I'd speculate that this might be a cache invalidation issue. Martin unfortunately only checked the database and tried purging the cache in T371582#10034787 after he’d already run the fixer maintenance script, but a plausible explanation of what’s going on is that the database is being properly updated when the page move happens and then the cache is occasionally either not being properly cleared or is being immediately filled with stale data.

The move process does do things that look like they should be putting the new data into the cache, so I’d suspect the latter. If so the mechanism could perhaps be a request hitting the old page at just the right moment such that the page move hasn't finished replicating out from the primary, so the cache is refilled with the data from the secondary database. I don't have a great grasp of Flow's caching layer, so I don't know how plausible this is as an explanation.

A possible approach if this theory is correct would just be to catch the error in Flow's ViewAction and purge that workflow from the cache when we see it. The drawback of this would be that if it's some other issue, we'd just be increasing database load slightly when that broken board is visited.

From a meeting: we're not going to do anything to proactively fix this right now. Instead we're going to just run the fixup maintenance script and purge the cache after our migration script, since we know that fixed the previous broken board. Then if we discover a broken board after a later manual move, we might dive in to investigate it and see whether we can learn more.

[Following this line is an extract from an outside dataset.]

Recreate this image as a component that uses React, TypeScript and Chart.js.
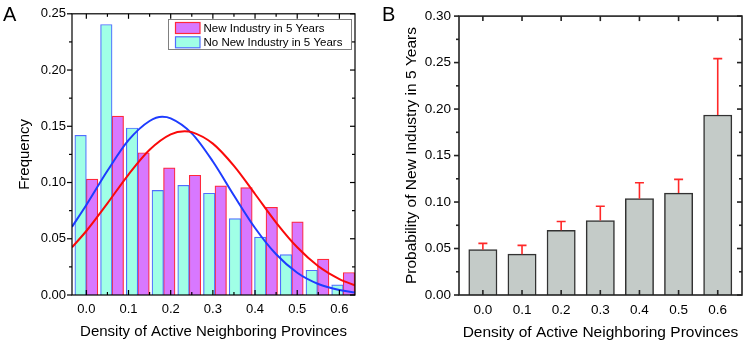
import React, { useEffect, useRef } from "react";
import { Chart, registerables } from "chart.js";

Chart.register(...registerables);

const FONT = '"Liberation Sans", Arial, Helvetica, sans-serif';

// ---------- Panel A data ----------
const binCenters = [0, 0.061, 0.122, 0.183, 0.244, 0.305, 0.366, 0.426, 0.487, 0.548, 0.609];
const freqNew = [0.103, 0.159, 0.1265, 0.113, 0.1065, 0.097, 0.0955, 0.078, 0.065, 0.032, 0.02];
const freqNoNew = [0.142, 0.2405, 0.1485, 0.093, 0.0975, 0.0905, 0.068, 0.0515, 0.036, 0.022, 0.009];
const fitNoNewX = [-0.034, 0, 0.05, 0.1, 0.15, 0.18, 0.2, 0.25, 0.3, 0.35, 0.4, 0.45, 0.5, 0.55, 0.6, 0.637];
const fitNoNewY = [0.0606, 0.08, 0.1104, 0.1376, 0.1547, 0.1584, 0.157, 0.1437, 0.1187, 0.0885, 0.0596, 0.0362, 0.0198, 0.0098, 0.0044, 0.0023];
const fitNewX = [-0.034, 0, 0.05, 0.1, 0.15, 0.2, 0.233, 0.25, 0.3, 0.35, 0.4, 0.45, 0.5, 0.55, 0.6, 0.637];
const fitNewY = [0.0424, 0.0569, 0.0815, 0.1071, 0.1291, 0.1428, 0.1455, 0.1448, 0.1346, 0.1148, 0.0898, 0.0644, 0.0424, 0.0256, 0.0142, 0.0086];
const xMajorA = [0, 0.1, 0.2, 0.3, 0.4, 0.5, 0.6];
const xMinorA = [0.05, 0.15, 0.25, 0.35, 0.45, 0.55];
const yMajorA = [0, 0.05, 0.1, 0.15, 0.2, 0.25];
const yMinorA = [0.025, 0.075, 0.125, 0.175, 0.225];
const labelNew = "New Industry in 5 Years";
const labelNoNew = "No New Industry in 5 Years";

// ---------- Panel B data ----------
const densityB = [0, 0.1, 0.2, 0.3, 0.4, 0.5, 0.6];
const probB = [0.0488, 0.0439, 0.0696, 0.0801, 0.1036, 0.1096, 0.1936];
const errB = [0.0067, 0.0095, 0.0094, 0.0154, 0.0172, 0.0148, 0.0607];
const yMajorB = [0, 0.05, 0.1, 0.15, 0.2, 0.25, 0.3];
const yMinorB = [0.025, 0.075, 0.125, 0.175, 0.225, 0.275];

const TEAL = "rgb(160,255,230)";
const TEAL_EDGE = "rgb(80,110,255)";
const MAGENTA = "rgb(216,120,255)";
const MAGENTA_EDGE = "rgb(255,40,60)";
const BLUE = "rgb(30,60,255)";
const RED = "rgb(250,10,10)";

type FrameCfg = {
  color: string;
  width: number;
  xMajor: number[];
  xMinor: number[];
  yMajor: number[];
  yMinor: number[];
};

function framePlugin(id: string, cfg: FrameCfg) {
  return {
    id,
    afterDatasetsDraw(chart: any) {
      const { ctx, chartArea, scales } = chart;
      const { left, right, top, bottom } = chartArea;
      const line = (x1: number, y1: number, x2: number, y2: number) => {
        ctx.beginPath();
        ctx.moveTo(x1, y1);
        ctx.lineTo(x2, y2);
        ctx.stroke();
      };
      ctx.save();
      ctx.strokeStyle = cfg.color;
      ctx.lineWidth = cfg.width;
      ctx.strokeRect(left, top, right - left, bottom - top);
      const maj = 5;
      const min = 3;
      cfg.xMajor.forEach((v) => {
        const p = scales.x.getPixelForValue(v);
        line(p, bottom, p, bottom - maj);
        line(p, top, p, top + maj);
      });
      cfg.xMinor.forEach((v) => {
        const p = scales.x.getPixelForValue(v);
        line(p, bottom, p, bottom - min);
        line(p, top, p, top + min);
      });
      cfg.yMajor.forEach((v) => {
        const p = scales.y.getPixelForValue(v);
        line(left, p, left - maj, p);
        line(right, p, right - maj, p);
      });
      cfg.yMinor.forEach((v) => {
        const p = scales.y.getPixelForValue(v);
        line(left, p, left - min, p);
        line(right, p, right - min, p);
      });
      ctx.restore();
    },
  };
}

const legendPluginA = {
  id: "legendA",
  afterDraw(chart: any) {
    const { ctx } = chart;
    const ds = chart.data.datasets;
    const items = [ds[1], ds[0]];
    ctx.save();
    ctx.strokeStyle = "#808080";
    ctx.lineWidth = 1;
    ctx.fillStyle = "#fff";
    ctx.fillRect(168.5, 19.5, 183, 30);
    ctx.strokeRect(168.5, 19.5, 183, 30);
    items.forEach((d: any, i: number) => {
      const cy = 28 + i * 14.3;
      ctx.fillStyle = d.backgroundColor;
      ctx.fillRect(175.5, cy - 5.5, 24.5, 11);
      ctx.strokeStyle = d.borderColor;
      ctx.lineWidth = 1.2;
      ctx.strokeRect(175.5, cy - 5.5, 24.5, 11);
      ctx.fillStyle = "#000";
      ctx.font = `11.5px ${FONT}`;
      ctx.textBaseline = "middle";
      ctx.textAlign = "left";
      ctx.fillText(d.label, 203.5, cy + 0.5);
    });
    ctx.restore();
  },
};

const errorPluginB = {
  id: "errB",
  afterDatasetsDraw(chart: any) {
    const { ctx, scales } = chart;
    ctx.save();
    ctx.strokeStyle = "rgb(255,40,40)";
    ctx.lineWidth = 1.6;
    densityB.forEach((x, i) => {
      const px = scales.x.getPixelForValue(x);
      const y0 = scales.y.getPixelForValue(probB[i]);
      const y1 = scales.y.getPixelForValue(probB[i] + errB[i]);
      ctx.beginPath();
      ctx.moveTo(px, y0);
      ctx.lineTo(px, y1);
      ctx.moveTo(px - 4.5, y1);
      ctx.lineTo(px + 4.5, y1);
      ctx.stroke();
    });
    ctx.restore();
  },
};

export default function App() {
  const refA = useRef<HTMLCanvasElement>(null);
  const refB = useRef<HTMLCanvasElement>(null);

  useEffect(() => {
    Chart.defaults.font.family = FONT;
    Chart.defaults.color = "#000";

    const chartA = new Chart(refA.current as HTMLCanvasElement, {
      type: "bar",
      data: {
        datasets: [
          {
            type: "bar",
            label: labelNoNew,
            data: binCenters.map((x, i) => ({ x, y: freqNoNew[i] })),
            backgroundColor: TEAL,
            borderColor: TEAL_EDGE,
            borderWidth: 1.2,
            barThickness: 11.5,
            order: 3,
          },
          {
            type: "bar",
            label: labelNew,
            data: binCenters.map((x, i) => ({ x, y: freqNew[i] })),
            backgroundColor: MAGENTA,
            borderColor: MAGENTA_EDGE,
            borderWidth: 1.2,
            barThickness: 11.5,
            order: 3,
          },
          {
            type: "line",
            label: "fit no new",
            data: fitNoNewX.map((x, i) => ({ x, y: fitNoNewY[i] })),
            borderColor: BLUE,
            borderWidth: 2,
            pointRadius: 0,
            cubicInterpolationMode: "monotone",
            fill: false,
            order: 1,
          },
          {
            type: "line",
            label: "fit new",
            data: fitNewX.map((x, i) => ({ x, y: fitNewY[i] })),
            borderColor: RED,
            borderWidth: 2,
            pointRadius: 0,
            cubicInterpolationMode: "monotone",
            fill: false,
            order: 0,
          },
        ] as any,
      },
      options: {
        animation: false,
        responsive: false,
        layout: { padding: { top: 10, right: 20, left: 0, bottom: 0 } },
        plugins: { legend: { display: false }, tooltip: { enabled: false } },
        scales: {
          x: {
            type: "linear",
            min: -0.034,
            max: 0.637,
            offset: false,
            grid: { display: false, drawTicks: false },
            border: { display: false },
            ticks: {
              stepSize: 0.1,
              includeBounds: false,
              autoSkip: false,
              maxRotation: 0,
              minRotation: 0,
              padding: 7,
              font: { size: 13 },
              color: "#000",
              callback: (v: any) => Number(v).toFixed(1),
            },
            title: {
              display: true,
              text: "Density of Active Neighboring Provinces",
              font: { size: 15 },
              color: "#000",
              padding: { top: 0, bottom: 3 },
            },
            afterFit: (s: any) => {
              s.height = 49;
            },
          },
          y: {
            min: 0,
            max: 0.25,
            grid: { display: false, drawTicks: false },
            border: { display: false },
            ticks: {
              stepSize: 0.05,
              padding: 6,
              font: { size: 13 },
              color: "#000",
              callback: (v: any) => Number(v).toFixed(2),
            },
            title: {
              display: true,
              text: "Frequency",
              font: { size: 15 },
              color: "#000",
              padding: { top: 16, bottom: 0 },
            },
            afterFit: (s: any) => {
              s.width = 72;
            },
          },
        },
      } as any,
      plugins: [
        framePlugin("frameA", {
          color: "#000",
          width: 1.2,
          xMajor: xMajorA,
          xMinor: xMinorA,
          yMajor: yMajorA,
          yMinor: yMinorA,
        }),
        legendPluginA,
      ],
    });

    const chartB = new Chart(refB.current as HTMLCanvasElement, {
      type: "bar",
      data: {
        datasets: [
          {
            label: "Probability",
            data: densityB.map((x, i) => ({ x, y: probB[i] })),
            backgroundColor: "rgb(196,203,200)",
            borderColor: "rgb(50,50,50)",
            borderWidth: 1.5,
            barThickness: 28.3,
          },
        ] as any,
      },
      options: {
        animation: false,
        responsive: false,
        layout: { padding: { top: 10, right: 5, left: 0, bottom: 0 } },
        plugins: { legend: { display: false }, tooltip: { enabled: false } },
        scales: {
          x: {
            type: "linear",
            min: -0.061,
            max: 0.662,
            offset: false,
            grid: { display: false, drawTicks: false },
            border: { display: false },
            ticks: {
              stepSize: 0.1,
              includeBounds: false,
              autoSkip: false,
              maxRotation: 0,
              minRotation: 0,
              padding: 7,
              font: { size: 13.5 },
              color: "#000",
              callback: (v: any) => Number(v).toFixed(1),
            },
            title: {
              display: true,
              text: "Density of Active Neighboring Provinces",
              font: { size: 15.5 },
              color: "#000",
              padding: { top: 0, bottom: 2 },
            },
            afterFit: (s: any) => {
              s.height = 49;
            },
          },
          y: {
            min: 0,
            max: 0.3,
            grid: { display: false, drawTicks: false },
            border: { display: false },
            ticks: {
              stepSize: 0.05,
              padding: 8,
              font: { size: 13.5 },
              color: "#000",
              callback: (v: any) => Number(v).toFixed(2),
            },
            title: {
              display: true,
              text: "Probability of New Industry in 5 Years",
              font: { size: 15.5 },
              color: "#000",
              padding: { top: 27, bottom: 0 },
            },
            afterFit: (s: any) => {
              s.width = 84;
            },
          },
        },
      } as any,
      plugins: [
        errorPluginB,
        framePlugin("frameB", {
          color: "#222",
          width: 1.6,
          xMajor: densityB,
          xMinor: [],
          yMajor: yMajorB,
          yMinor: yMinorB,
        }),
      ],
    });

    return () => {
      chartA.destroy();
      chartB.destroy();
    };
  }, []);

  const panelLabel: React.CSSProperties = {
    position: "absolute",
    fontFamily: FONT,
    fontSize: 20,
    lineHeight: "20px",
    color: "#000",
  };

  return (
    <div
      style={{
        position: "absolute",
        left: 0,
        top: 0,
        width: 747,
        height: 344,
        background: "#fff",
        overflow: "hidden",
      }}
    >
      <canvas
        ref={refA}
        width={375}
        height={344}
        style={{ position: "absolute", left: 0, top: 0 }}
      />
      <canvas
        ref={refB}
        width={372}
        height={344}
        style={{ position: "absolute", left: 375, top: 0 }}
      />
      <div style={{ ...panelLabel, left: 3, top: 4 }}>A</div>
      <div style={{ ...panelLabel, left: 382, top: 4 }}>B</div>
    </div>
  );
}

From a meeting: we're not going to do anything to proactively fix this right now. Instead we're going to just run the fixup maintenance script and purge the cache after our migration script, since we know that fixed the previous broken board.

Note for our future-selves: "run the fixup maintenance script" is documented as requirement "3." in T371738:

Once script executes steps "1." and "2.", run the fix inconsistent boards maintenance script and purge the workflow cache

I'd speculate that this might be a cache invalidation issue. Martin unfortunately only checked the database and tried purging the cache in T371582#10034787 after he’d already run the fixer maintenance script, but a plausible explanation of what’s going on is that the database is being properly updated when the page move happens and then the cache is occasionally either not being properly cleared or is being immediately filled with stale data.

Let's check it before then! Growth gets tickets about broken boards from time to time. Today, another one (T377360) came, so I checked this theory and posted results as T377360#10239075. Unfortunately, it seems this theory doesn't appear to be correct – in this case, the DB appears to be not updated.

It's worth pointing out that the code that threw an exception here was specific to the Beta feature disabling, whereas the previous case was a manual move.

Yeah, this seems to be the exact opposite of the previous issue: it's a failed move that did update the workflow page title, as opposed to a successful move that didn't update the workflow page title.

Next steps
If/when this issue recurs, we're going to revisit this task with clearer reproductions steps in-hand.

In the time between now and then, we're going to move this to the Editing Team backlog.